A former Iraqi Parliament member, Shetha Musawi, sued the government over the contracts, accusing it of essentially extorting loans from recipients, including $500 million from BP/CNPC, $300 million from Eni, and $400 million from Exxon Mobil, according to the Iraq Oil Report. Some loans were replaced with $100 million non-refundable “bonuses.” The Iraqi court ruled she had to pay hundreds of thousands of dollars to hire outside oil consultants to make her case, and then she began receiving death threats. When the case came to a hearing, she didn’t appear in court, and it was dismissed.
Meanwhile, the U.S. military took over the former British base in Basra, converting it to a center for helping oil company executives and personnel begin operations in Iraq. While Musawi faced her threats alone, and Iraqi unionists were expelled from their offices and jailed, the executives who sought contracts and labor peace found the U.S. military placed at their service. General Ray Odierno, head of U.S. forces in Iraq, told reporters, “There is good coordination going on with all the oil companies and the Basra operational camp.” Odierno predicted that, despite the departure of combat troops, the U.S. would maintain forces to provide security there and in the oilfields. In addition, security contractors will supply thousand of private soldiers, paid the U.S., to provide additional protection for assets it believes must be guarded. That will undoubtedly include oil.
The wreckage of war – tank treads and turrets – in the middle of a
residential neighborhood. The wreckage includes depleted uranium
ammunition, a big health hazard to residents.
Last month, U.S. Ambassador Christopher Hill invited oil executives and diplomats to the base, known formally as Contingency Operating Base, Basra, for a fancy lunch. They talked about ways to facilitate visas for employees they intend to bring in. Ambassador Hill offered help in easing the way for the billions of dollars the companies will be transferring. The Iraqi oil union, meanwhile, can’t even open a bank account.
According to Kenneth Thomas on the Basra Provincial Reconstruction Team at the U.S. Embassy, “U.S. government policy at this time is that the USG in Iraq should assist in facilitating the mobilization of these companies without regard to the nationality of the companies.” Bremer couldn’t have put it more plainly.
A worker disabled in a refinery accident at his home in Basra.
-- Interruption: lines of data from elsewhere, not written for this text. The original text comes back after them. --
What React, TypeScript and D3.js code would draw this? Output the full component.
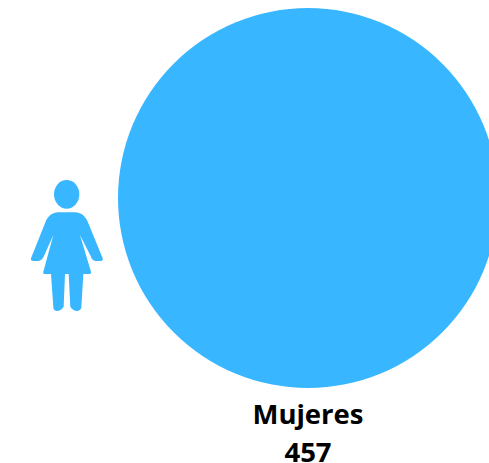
import React from "react";
import * as d3 from "d3";

const categories = ["Mujeres"];
const values = [457];
const WIDTH = 489;
const HEIGHT = 463;
const BLUE = "#38b6ff";

const FIGURE_BODY =
  "M115 127 L165 127 C185 128 198 140 205 160 L248 265 Q250 273 242 273 L225 273 Q215 270 212 258 L180 195 L213 305 Q214 312 207 312 L190 312 L184 412 Q183 422 172 423 Q160 423 151 410 L146 312 L135 312 L131 410 Q122 423 110 423 Q100 422 100 412 L93 312 L75 312 Q68 312 70 305 L100 195 L72 258 Q66 272 55 273 L40 273 Q31 273 33 265 L75 160 C82 140 95 128 115 127 Z";

export default function App() {
  const radius = d3.scaleSqrt().domain([0, 457]).range([0, 190]);
  const x = d3.scalePoint().domain(categories).range([308, 308]);
  const cy = 198;
  return (
    <svg
      width={WIDTH}
      height={HEIGHT}
      viewBox={`0 0 ${WIDTH} ${HEIGHT}`}
      style={{ position: "absolute", left: 0, top: 0, display: "block" }}
    >
      <rect width={WIDTH} height={HEIGHT} fill="#ffffff" />
      {categories.map((c, i) => (
        <g key={c}>
          <circle cx={x(c)} cy={cy} r={radius(values[i])} fill={BLUE} />
          <text
            x={x(c)}
            y={424}
            textAnchor="middle"
            fontFamily="'Open Sans', sans-serif"
            fontWeight={700}
            fontSize={27.5}
            fill="#000000"
          >
            {c}
          </text>
          <text
            x={x(c)}
            y={462}
            textAnchor="middle"
            fontFamily="'Open Sans', sans-serif"
            fontWeight={700}
            fontSize={27.5}
            fill="#000000"
          >
            {values[i]}
          </text>
        </g>
      ))}
      <g transform="translate(20,170) scale(0.3333)" fill={BLUE}>
        <ellipse cx={140} cy={73} rx={38} ry={43} />
        <path d={FIGURE_BODY} />
      </g>
    </svg>
  );
}
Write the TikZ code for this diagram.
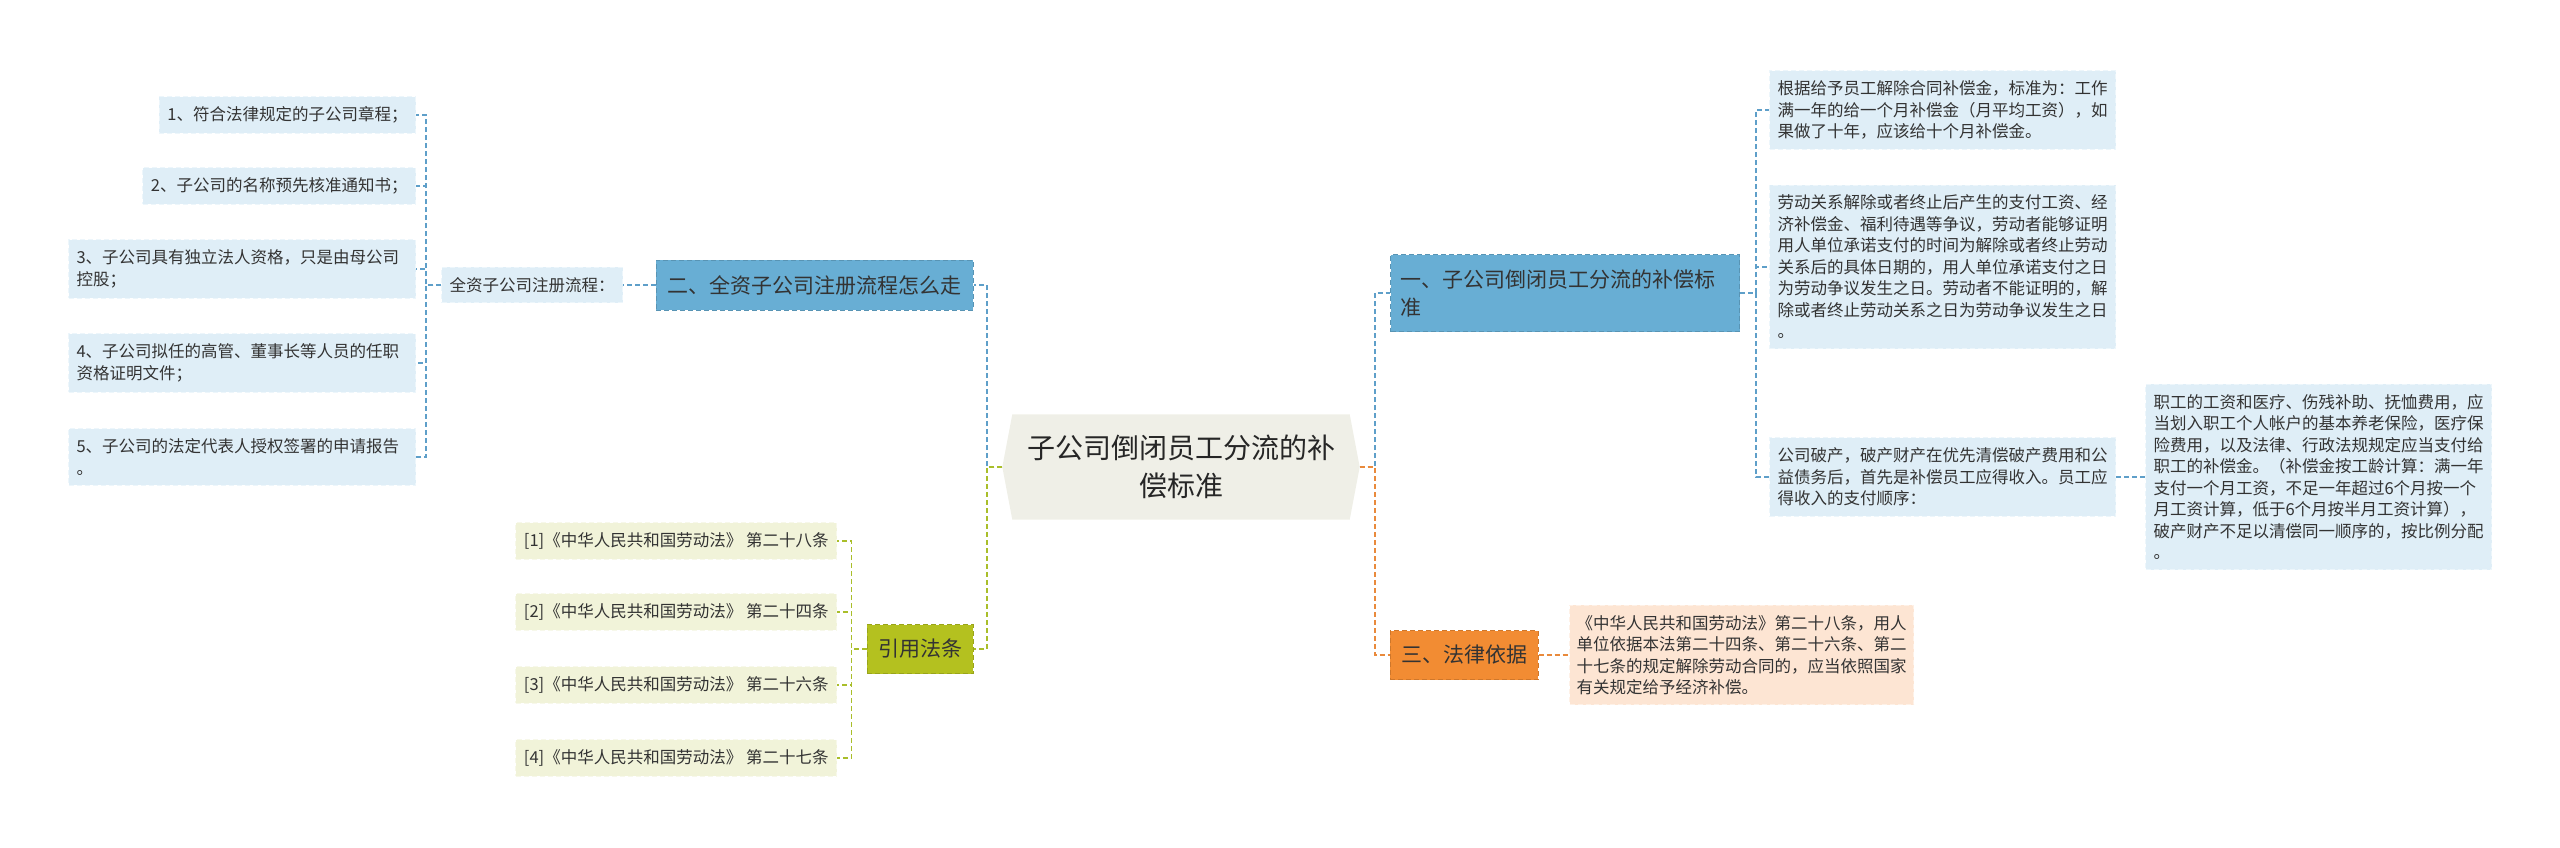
\documentclass[tikz,border=0pt]{standalone}
\usepackage{fontspec}
\setmainfont{Noto Sans CJK SC}
\usepackage{tikz}
\usetikzlibrary{calc, backgrounds}
\usepackage{xcolor}

\definecolor{rootfill}{HTML}{EFEFE7}
\definecolor{topicblue}{HTML}{68AED4}
\definecolor{leafblue}{HTML}{DFEEF7}
\definecolor{lineblue}{HTML}{5E9FC9}
\definecolor{topicgreen}{HTML}{B4C11F}
\definecolor{leafgreen}{HTML}{F1F3D9}
\definecolor{linegreen}{HTML}{A9BE2A}
\definecolor{topicorange}{HTML}{F28C33}
\definecolor{leaforange}{HTML}{FDE5D3}
\definecolor{lineorange}{HTML}{E98A3C}
\definecolor{inkgray}{HTML}{333333}

\begin{document}
\begin{tikzpicture}[x=1pt, y=-1pt,
    link/.style={dash pattern=on 5pt off 3pt, line width=1.5pt},
    mainlink/.style={dash pattern=on 5pt off 3pt, line width=2pt},
    leafbox/.style={fill=#1, draw=white!45!#1, dash pattern=on 5pt off 3pt, line width=1pt,
        inner xsep=8pt, inner ysep=10pt, align=left, text=inkgray,
        font=\fontsize{16.5pt}{21.5pt}\selectfont},
    topicbox/.style={fill=#1, draw=#1!85!black, dash pattern=on 5pt off 3pt, line width=1pt,
        inner xsep=11pt, inner ysep=8pt, align=left, text=inkgray,
        font=\fontsize{21pt}{28pt}\selectfont}]
    \useasboundingbox (0,0) rectangle (2560,847);

    % 中心主题
    \node[minimum width=357pt, minimum height=105pt, align=center, text=black!85,
        font=\fontsize{28pt}{38pt}\selectfont] (root) at (1181,467)
        {子公司倒闭员工分流的补\\偿标准};
    \begin{scope}[on background layer]
        \fill[rootfill] ($(root.north west)+(10,0)$) -- (root.west) -- ($(root.south west)+(10,0)$)
            -- ($(root.south east)+(-10,0)$) -- (root.east) -- ($(root.north east)+(-10,0)$) -- cycle;
    \end{scope}

    % 二、全资子公司注册流程怎么走
    \node[topicbox=topicblue, minimum width=317pt, minimum height=50pt] (zhuce) at (814.5,285)
        {二、全资子公司注册流程怎么走};
    \node[leafbox=leafblue] (liucheng) at (532,285) {全资子公司注册流程：};
    \node[leafbox=leafblue, anchor=east] (l1) at (416,115) {1、符合法律规定的子公司章程；};
    \node[leafbox=leafblue, anchor=east] (l2) at (416,186) {2、子公司的名称预先核准通知书；};
    \node[leafbox=leafblue, anchor=east, text width=331pt] (l3) at (416,269)
        {3、子公司具有独立法人资格，只是由母公司\\控股；};
    \node[leafbox=leafblue, anchor=east, text width=331pt] (l4) at (416,363)
        {4、子公司拟任的高管、董事长等人员的任职\\资格证明文件；};
    \node[leafbox=leafblue, anchor=east, text width=331pt] (l5) at (416,457)
        {5、子公司的法定代表人授权签署的申请报告\\。};

    % 引用法条
    \node[topicbox=topicgreen, minimum width=106pt, minimum height=49pt] (yinyong) at (920,649) {引用法条};
    \node[leafbox=leafgreen, anchor=east] (r1) at (837,541) {[1]《中华人民共和国劳动法》 第二十八条};
    \node[leafbox=leafgreen, anchor=east] (r2) at (837,612) {[2]《中华人民共和国劳动法》 第二十四条};
    \node[leafbox=leafgreen, anchor=east] (r3) at (837,685) {[3]《中华人民共和国劳动法》 第二十六条};
    \node[leafbox=leafgreen, anchor=east] (r4) at (837,758) {[4]《中华人民共和国劳动法》 第二十七条};

    % 一、子公司倒闭员工分流的补偿标准
    \node[topicbox=topicblue, anchor=west, text width=329pt, inner xsep=10pt, minimum height=77pt] (buchang) at (1390,293)
        {一、子公司倒闭员工分流的补偿标\\准};
    \node[leafbox=leafblue, anchor=west, text width=330pt] (c1) at (1769,110)
        {根据给予员工解除合同补偿金，标准为：工作\\满一年的给一个月补偿金（月平均工资），如\\果做了十年，应该给十个月补偿金。};
    \node[leafbox=leafblue, anchor=west, text width=330pt] (c2) at (1769,267)
        {劳动关系解除或者终止后产生的支付工资、经\\济补偿金、福利待遇等争议，劳动者能够证明\\用人单位承诺支付的时间为解除或者终止劳动\\关系后的具体日期的，用人单位承诺支付之日\\为劳动争议发生之日。劳动者不能证明的，解\\除或者终止劳动关系之日为劳动争议发生之日\\。};
    \node[leafbox=leafblue, anchor=west, text width=330pt] (c3) at (1769,477)
        {公司破产，破产财产在优先清偿破产费用和公\\益债务后，首先是补偿员工应得收入。员工应\\得收入的支付顺序：};
    \node[leafbox=leafblue, anchor=west, text width=330pt] (shunxu) at (2145,477)
        {职工的工资和医疗、伤残补助、抚恤费用，应\\当划入职工个人帐户的基本养老保险，医疗保\\险费用，以及法律、行政法规规定应当支付给\\职工的补偿金。（补偿金按工龄计算：满一年\\支付一个月工资，不足一年超过6个月按一个\\月工资计算，低于6个月按半月工资计算），\\破产财产不足以清偿同一顺序的，按比例分配\\。};

    % 三、法律依据
    \node[topicbox=topicorange, minimum width=148pt, minimum height=49pt] (yiju) at (1464,655) {三、法律依据};
    \node[leafbox=leaforange, anchor=west, text width=330pt, inner xsep=7pt] (falv) at (1569,655)
        {《中华人民共和国劳动法》第二十八条，用人\\单位依据本法第二十四条、第二十六条、第二\\十七条的规定解除劳动合同的，应当依照国家\\有关规定给予经济补偿。};

    % 连线
    \draw[mainlink, lineblue] (root.west) -- ++(-15,0) |- (zhuce.east);
    \draw[mainlink, linegreen] (root.west) -- ++(-15,0) |- (yinyong.east);
    \draw[mainlink, lineblue] (root.east) -- ++(15,0) |- (buchang.west);
    \draw[mainlink, lineorange] (root.east) -- ++(15,0) |- (yiju.west);

    \draw[link, lineblue] (zhuce.west) -- (liucheng.east);
    \foreach \i in {1,...,5}
        \draw[link, lineblue] (liucheng.west) -- ++(-15,0) |- (l\i.east);
    \foreach \i in {1,...,4}
        \draw[link, linegreen] (yinyong.west) -- ++(-15,0) |- (r\i.east);
    \foreach \i in {1,2,3}
        \draw[link, lineblue] (buchang.east) -- ++(16,0) |- (c\i.west);
    \draw[link, lineblue] (c3.east) -- (shunxu.west);
    \draw[link, lineorange] (yiju.east) -- (falv.west);
\end{tikzpicture}
\end{document}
A
picture of the Muslim martyr Hussein, the founder of Shiite Islam, is
on the wall.
Iraqi unions, meanwhile, have not gone underground nor have they stopped their efforts to organize. In fact, days after Hashmeya Muhsin and her coworkers were driven from their offices, she, the oil workers and Basra’s other unions held a meeting to put aside their organizational differences and cooperate on resisting the government’s effort to extinguish them. Unions in Europe and the U.S. sent messages in support, and AFL-CIO President Richard Trumka wrote to Maliki protesting the actions against the electrical workers.
The Basra unions formed a Joint Committee for Defending Unionism Rights in Iraq. “We shall carry on our struggle through all peaceful means like protests and strikes,” Muhsin promised.